Perhaps your conversation with an undervalued employee revealed that their interests aren’t in line with your team’s goals. If they’re not far off or if there’s another place for them in the company or an adjacent team, make a plan to redirect them.

If you can keep the employee within the company, you’ll save the cost of retraining and end up creating a valuable hybrid employee in the end. That once disgruntled employee could be a conduit between teams to ensure that projects have a 360-degree outlook, rather than from a single perspective.

6. Set Goals Together

As the supervisor to underperforming employees, your responsibility is to find out how your employee wants to improve. Everyone who puts in a full day’s work wants to feel proud of their accomplishments at the end of the day.

Find out which parts of your employee’s skillsets they would like to improve. Set goals that will fulfill that need while meeting the goals of your company. Setting goals has a proven record of increasing productivity no matter how well you’re performing.

7. Follow Up With Them

After a week or two, follow up with your employee. Don’t ask them for the work to be finished. Sincerely find out how they feel about their progress.

The next time you talk to them, you can find out how the project is coming. Don’t be afraid to hold your employees accountable, but avoid being paternalistic or hovering over them while they work.

Change takes time. Be sure they have that time.

8. Reward Improvements

You don’t have to buy anyone flowers or an Amazon gift card just for doing what’s expected of them. But be sure that you’re taking note of their improvements as much as you recognize their failures.

If they complete a difficult task, let them know you’re proud of them.

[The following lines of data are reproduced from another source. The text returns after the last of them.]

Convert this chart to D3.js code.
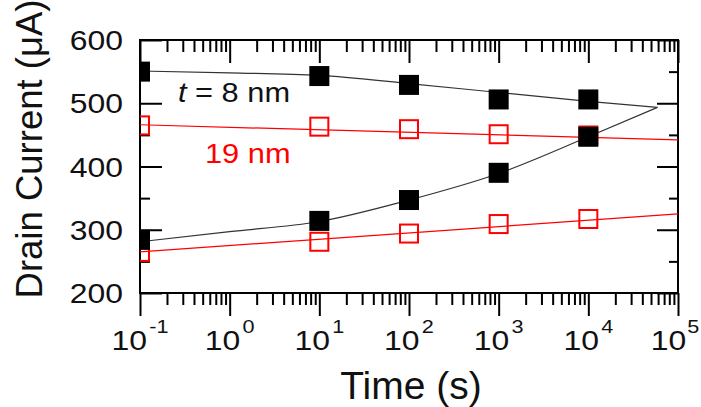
<!DOCTYPE html>
<html>
<head>
<meta charset="utf-8">
<script src="https://cdn.jsdelivr.net/npm/d3@7"></script>
<style>
  body { margin: 0; background: #fff; }
  svg text { font-family: "Liberation Sans", Arial, sans-serif; }
</style>
</head>
<body>
<svg id="chart" width="701" height="407"></svg>
<script>
// measured points (time in s, drain current in uA)
const times = [0.1, 10, 100, 1000, 10000];
const thin8High = [550, 543, 529, 506, 506];
const thin8Low = [284, 314, 347, 390, 447];
const thick19High = [465, 463, 459, 451, 449];
const thick19Low = [265, 281, 294, 309, 317];

// fitted curves
const fitTimes8 = [0.1, 1, 10, 100, 1000, 10000, 59000];
const fit8High = [551, 548, 544, 531, 517, 503, 493.5];
const fit8Low = [281, 297, 313, 347, 389, 447, 493.5];
const fitTimes19 = [0.1, 100000];
const fit19High = [466, 442];
const fit19Low = [265, 325];

const xDecades = [0.1, 1, 10, 100, 1000, 10000, 100000];
const xExponents = ["-1", "0", "1", "2", "3", "4", "5"];
const yMajor = [200, 300, 400, 500, 600];
const yMinor = [250, 350, 450, 550];

const margin = { left: 140, top: 40, right: 23, bottom: 114 };
const width = 701, height = 407;
const plotW = width - margin.left - margin.right;
const plotH = height - margin.top - margin.bottom;

const svg = d3.select("#chart");

const x = d3.scaleLog().domain([0.1, 100000]).range([0, plotW]);
const y = d3.scaleLinear().domain([200, 600]).range([plotH, 0]);

const g = svg.append("g").attr("transform", "translate(" + margin.left + "," + margin.top + ")");

svg.append("defs").append("clipPath").attr("id", "plotClip")
  .append("rect").attr("width", plotW).attr("height", plotH);

// minor x ticks: 2..9 in each decade
let xMinor = [];
xDecades.slice(0, -1).forEach(function (d) {
  for (let k = 2; k <= 9; k++) xMinor.push(d * k);
});

function styleAxis(sel) {
  sel.select(".domain").remove();
  sel.selectAll(".tick line").attr("stroke", "#000").attr("stroke-width", 2);
  sel.selectAll(".tick text").remove();
}

// bottom ticks point outward, the mirrored ones inward
g.append("g").attr("transform", "translate(0," + plotH + ")")
  .call(d3.axisBottom(x).tickValues(xDecades).tickSize(23).tickFormat("")).call(styleAxis);
g.append("g").attr("transform", "translate(0," + plotH + ")")
  .call(d3.axisBottom(x).tickValues(xMinor).tickSize(12).tickFormat("")).call(styleAxis);
g.append("g")
  .call(d3.axisTop(x).tickValues(xDecades).tickSize(-23).tickFormat("")).call(styleAxis);
g.append("g")
  .call(d3.axisTop(x).tickValues(xMinor).tickSize(-12).tickFormat("")).call(styleAxis);
g.append("g")
  .call(d3.axisLeft(y).tickValues(yMajor).tickSize(-22).tickFormat("")).call(styleAxis);
g.append("g")
  .call(d3.axisLeft(y).tickValues(yMinor).tickSize(-10).tickFormat("")).call(styleAxis);
g.append("g").attr("transform", "translate(" + plotW + ",0)")
  .call(d3.axisRight(y).tickValues(yMajor).tickSize(-21).tickFormat("")).call(styleAxis);
g.append("g").attr("transform", "translate(" + plotW + ",0)")
  .call(d3.axisRight(y).tickValues(yMinor).tickSize(-9).tickFormat("")).call(styleAxis);

// frame
g.append("rect")
  .attr("width", plotW).attr("height", plotH)
  .attr("fill", "none").attr("stroke", "#000").attr("stroke-width", 2);

// tick labels
const stretch = 1.14;
yMajor.forEach(function (v) {
  g.append("text")
    .attr("transform", "translate(-17," + (y(v) + 10) + ") scale(" + stretch + ",1)")
    .attr("text-anchor", "end")
    .attr("font-size", 28)
    .attr("fill", "#111")
    .text(v);
});

xDecades.forEach(function (v, i) {
  let last = i === xDecades.length - 1;
  let t = g.append("text")
    .attr("transform", "translate(" + (last ? x(v) - 3 : x(v)) + "," + (plotH + 57) + ") scale(" + stretch + ",1)")
    .attr("text-anchor", "middle")
    .attr("font-size", 28)
    .attr("fill", "#111");
  t.append("tspan").text("10");
  t.append("tspan").attr("dx", last ? 1 : 2).attr("dy", -17).attr("font-size", 19).text(xExponents[i]);
});

// axis titles
svg.append("text")
  .attr("x", margin.left + plotW / 2 + 2)
  .attr("y", 399)
  .attr("text-anchor", "middle")
  .attr("font-size", 39)
  .attr("fill", "#111")
  .text("Time (s)");

svg.append("text")
  .attr("transform", "translate(42,149) rotate(-90)")
  .attr("text-anchor", "middle")
  .attr("font-size", 36.5)
  .attr("fill", "#111")
  .text("Drain Current (μA)");

// fitted lines
const plot = g.append("g").attr("clip-path", "url(#plotClip)");

function fitLine(ts, vs) {
  return d3.line()
    .x(function (d) { return x(d[0]); })
    .y(function (d) { return y(d[1]); })
    .curve(d3.curveMonotoneX)(ts.map(function (t, i) { return [t, vs[i]]; }));
}

[[fitTimes19, fit19High], [fitTimes19, fit19Low]].forEach(function (f) {
  plot.append("path").attr("d", fitLine(f[0], f[1]))
    .attr("fill", "none").attr("stroke", "#ff0000").attr("stroke-width", 1.2);
});
[[fitTimes8, fit8High], [fitTimes8, fit8Low]].forEach(function (f) {
  plot.append("path").attr("d", fitLine(f[0], f[1]))
    .attr("fill", "none").attr("stroke", "#333").attr("stroke-width", 1.2);
});

// markers
const sq = 20;
[thick19High, thick19Low].forEach(function (vals) {
  plot.selectAll(null).data(times).enter().append("rect")
    .attr("x", function (d) { return x(d) - sq / 2 + 1; })
    .attr("y", function (d, i) { return y(vals[i]) - sq / 2 + 1; })
    .attr("width", sq - 2).attr("height", sq - 2)
    .attr("fill", "none").attr("stroke", "#ff0000").attr("stroke-width", 2);
});
[thin8High, thin8Low].forEach(function (vals) {
  plot.selectAll(null).data(times).enter().append("rect")
    .attr("x", function (d) { return x(d) - sq / 2; })
    .attr("y", function (d, i) { return y(vals[i]) - sq / 2; })
    .attr("width", sq).attr("height", sq)
    .attr("fill", "#000");
});

// annotations
g.append("text")
  .attr("transform", "translate(" + (178 - margin.left) + "," + (102 - margin.top) + ") scale(" + stretch + ",1)")
  .attr("font-size", 27)
  .attr("fill", "#111")
  .html('<tspan font-style="italic">t</tspan> = 8 nm');

g.append("text")
  .attr("transform", "translate(" + (205 - margin.left) + "," + (163 - margin.top) + ") scale(" + stretch + ",1)")
  .attr("font-size", 27)
  .attr("fill", "#ff0000")
  .text("19 nm");
</script>
</body>
</html>
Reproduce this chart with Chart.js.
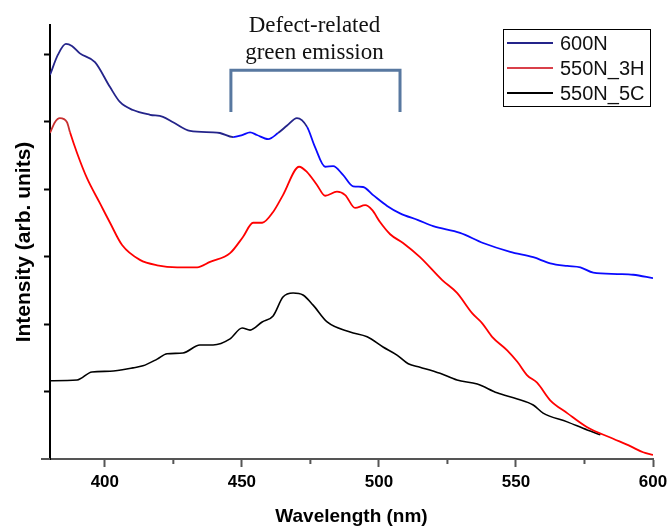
<!DOCTYPE html>
<html><head><meta charset="utf-8">
<script src="https://cdn.jsdelivr.net/npm/chart.js@4.4.1/dist/chart.umd.min.js"></script>
<style>html,body{margin:0;padding:0;background:#fff}canvas{display:block}</style>
</head><body>
<canvas id="c" width="672" height="531"></canvas>
<script>
// ---------- data ----------
const seriesNames = ['600N', '550N_3H', '550N_5C'];
const xTickValues = [400, 450, 500, 550, 600];
const xMinorTicks = [425, 475, 525, 575];
const yTickValues = [1, 2, 3, 4, 5, 6];

const wl600N = [380.0,382.9,385.8,388.0,390.9,396.4,401.9,405.5,410.3,416.5,421.2,424.9,431.1,439.5,442.0,446.8,450.1,453.0,455.5,459.6,463.2,466.5,470.1,473.8,476.7,480.4,483.3,486.9,490.6,494.2,497.9,503.0,507.7,514.3,519.8,529.6,538.0,547.9,556.3,562.5,568.7,573.5,578.2,587.0,592.8,600.0];
const int600N = [5.69,5.99,6.15,6.12,6.01,5.88,5.51,5.29,5.17,5.10,5.07,4.99,4.86,4.84,4.83,4.77,4.80,4.84,4.80,4.74,4.83,4.94,5.05,4.92,4.62,4.33,4.34,4.21,4.04,4.03,3.91,3.75,3.64,3.54,3.45,3.35,3.20,3.07,2.99,2.90,2.86,2.84,2.76,2.74,2.73,2.68];

const wl550N3H = [380.0,381.8,383.6,386.2,387.3,389.9,393.5,398.2,401.9,406.3,412.8,419.1,426.4,433.7,438.4,445.7,450.4,454.1,457.4,461.4,465.0,470.9,473.8,477.4,480.4,484.7,487.7,491.3,495.0,497.5,500.4,504.1,508.8,515.0,523.1,528.5,534.0,537.7,541.3,546.8,550.5,554.1,557.7,562.5,568.7,576.0,585.5,591.7,596.4,600.0];
const int550N3H = [4.83,4.99,5.05,4.99,4.84,4.53,4.16,3.79,3.50,3.17,2.95,2.87,2.84,2.84,2.92,3.05,3.29,3.50,3.50,3.66,3.91,4.33,4.25,4.06,3.90,3.96,3.91,3.72,3.76,3.69,3.51,3.33,3.20,2.99,2.65,2.46,2.16,2.01,1.81,1.61,1.44,1.24,1.13,0.87,0.68,0.47,0.30,0.19,0.10,0.06];

const wl550N5C = [380.0,389.9,395.3,401.9,410.3,413.9,419.1,422.7,428.5,434.7,439.5,445.7,450.1,453.0,457.4,461.4,465.0,468.7,472.3,476.0,481.1,489.5,495.7,501.5,506.6,510.7,515.0,522.3,528.5,535.9,543.1,550.5,556.3,559.9,568.7,576.0,580.8];
const int550N5C = [1.16,1.17,1.29,1.30,1.35,1.38,1.48,1.56,1.57,1.69,1.69,1.78,1.94,1.91,2.03,2.12,2.40,2.46,2.43,2.28,2.03,1.88,1.81,1.66,1.54,1.41,1.36,1.27,1.17,1.11,0.98,0.89,0.80,0.68,0.55,0.43,0.36];

const annotationLines = ['Defect-related', 'green emission'];
const bracketWl = [446.0, 507.7];
const bracketLevels = [5.76, 5.14];

// ---------- build ----------
const SANS = '"Liberation Sans", Arial, sans-serif';
const SERIF = '"Liberation Serif", "Times New Roman", serif';
const toXY = (xs, ys) => xs.map((v, i) => ({x: v, y: ys[i]}));
const legendColors = ['#24248a', '#d9404a', '#000000'];

const overlay = {
  id: 'overlay',
  afterDraw(chart) {
    const {ctx, chartArea: a, scales: {x, y}} = chart;
    ctx.save();
    // x-axis extension to the left and minor ticks
    ctx.strokeStyle = '#555'; ctx.lineWidth = 2;
    ctx.beginPath(); ctx.moveTo(a.left - 9, a.bottom); ctx.lineTo(a.left, a.bottom); ctx.stroke();
    xMinorTicks.forEach(v => {
      const px = x.getPixelForValue(v);
      ctx.beginPath(); ctx.moveTo(px, a.bottom); ctx.lineTo(px, a.bottom + 5); ctx.stroke();
    });
    // bracket
    const bx0 = x.getPixelForValue(bracketWl[0]), bx1 = x.getPixelForValue(bracketWl[1]);
    const by0 = y.getPixelForValue(bracketLevels[0]), by1 = y.getPixelForValue(bracketLevels[1]);
    ctx.strokeStyle = '#5878a0'; ctx.lineWidth = 3; ctx.lineJoin = 'miter';
    ctx.beginPath(); ctx.moveTo(bx0, by1); ctx.lineTo(bx0, by0); ctx.lineTo(bx1, by0); ctx.lineTo(bx1, by1); ctx.stroke();
    // annotation text
    ctx.fillStyle = '#111'; ctx.font = '23px ' + SERIF; ctx.textAlign = 'center'; ctx.textBaseline = 'alphabetic';
    const cx = (bx0 + bx1) / 2 - 1;
    ctx.fillText(annotationLines[0], cx, by0 - 38);
    ctx.fillText(annotationLines[1], cx, by0 - 11);
    // legend
    const L = a.right - 150, T = a.top + 4, W = 147, H = 77;
    ctx.strokeStyle = '#000'; ctx.lineWidth = 1;
    ctx.strokeRect(L + 0.5, T + 0.5, W, H);
    ctx.font = '20px ' + SANS; ctx.textAlign = 'left'; ctx.textBaseline = 'middle';
    seriesNames.forEach((n, i) => {
      const yy = T + 14 + i * 25;
      ctx.strokeStyle = legendColors[i]; ctx.lineWidth = 2;
      ctx.beginPath(); ctx.moveTo(L + 4, yy); ctx.lineTo(L + 50, yy); ctx.stroke();
      ctx.fillStyle = '#111';
      ctx.fillText(n, L + 57, yy + 1);
    });
    ctx.restore();
  }
};

new Chart(document.getElementById('c'), {
  type: 'line',
  data: {
    datasets: [
      {label: seriesNames[0], data: toXY(wl600N, int600N), borderColor: '#0a0aff', borderWidth: 1.8,
       segment: {borderColor: c => { const v = c.p0.parsed.x; return (v < 443 || (v >= 463 && v < 473)) ? '#24248a' : '#0a0aff'; }}},
      {label: seriesNames[1], data: toXY(wl550N3H, int550N3H), borderColor: '#ff0000', borderWidth: 1.8,
       segment: {borderColor: c => c.p0.parsed.x < 387 ? '#c83030' : '#ff0000'}},
      {label: seriesNames[2], data: toXY(wl550N5C, int550N5C), borderColor: '#000000', borderWidth: 1.6}
    ]
  },
  options: {
    responsive: false, animation: false, devicePixelRatio: 1,
    layout: {padding: {left: 12, right: 19, top: 25, bottom: 3}},
    plugins: {legend: {display: false}, tooltip: {enabled: false}},
    elements: {point: {radius: 0}, line: {cubicInterpolationMode: 'monotone'}},
    scales: {
      x: {
        type: 'linear', min: 380, max: 600,
        afterBuildTicks: s => { s.ticks = xTickValues.map(v => ({value: v})); },
        afterFit: s => { s.height = 69; s.paddingLeft = 0; s.paddingRight = 0; },
        ticks: {color: '#000', font: {family: SANS, size: 17, weight: 'bold'}, padding: 5, maxRotation: 0, autoSkip: false},
        grid: {display: true, drawOnChartArea: false, drawTicks: true, tickLength: 8, tickColor: '#555', tickWidth: 2},
        border: {display: true, color: '#555', width: 2},
        title: {display: true, text: 'Wavelength (nm)', color: '#000', font: {family: SANS, size: 19, weight: 'bold'}, padding: {top: 8, bottom: 0}}
      },
      y: {
        min: 0, max: 6.43,
        afterBuildTicks: s => { s.ticks = yTickValues.map(v => ({value: v})); },
        afterFit: s => { s.width = 38; s.paddingTop = 0; s.paddingBottom = 0; },
        ticks: {display: false},
        grid: {display: true, drawOnChartArea: false, drawTicks: true, tickLength: 6, tickColor: '#000', tickWidth: 2},
        border: {display: true, color: '#000', width: 2},
        title: {display: true, text: 'Intensity (arb. units)', color: '#000', font: {family: SANS, size: 21, weight: 'bold'}, padding: {top: 0, bottom: 8}}
      }
    }
  },
  plugins: [overlay]
});
</script>
</body></html>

Once they bring success for the whole team, offer to buy lunch for everyone. Forward progress should be recognized and rewarded always, not just when you’re trying to deal with underperforming employees.

9. Be Straightforward With Underperformance

If you can’t get your underperforming employees to bring their performance up, let them know in advance that you have to take action.

Address any complaints formally through your HR department and issue a letter to reprimand them. This lets your employee know that you’re serious and that you need performance to improve.

Allowing weak performances to continue throughout a difficult project will have a toll on the morale of your team. If people can get away with putting in minimal effort, they won’t have an incentive to do their best.

10. Cut Ties If You Need To

At the end of the day, if you can’t get your goals to mesh, it’s better for both parties to end the relationship. It can be a hard transition but sometimes it’s the only option.

Most Underperforming Employees Can Be Saved

By around step 5, most employees will get the hint and start turning their work around. No one is proud to be the weakest link on their team and will do their best to avoid being branded with that label.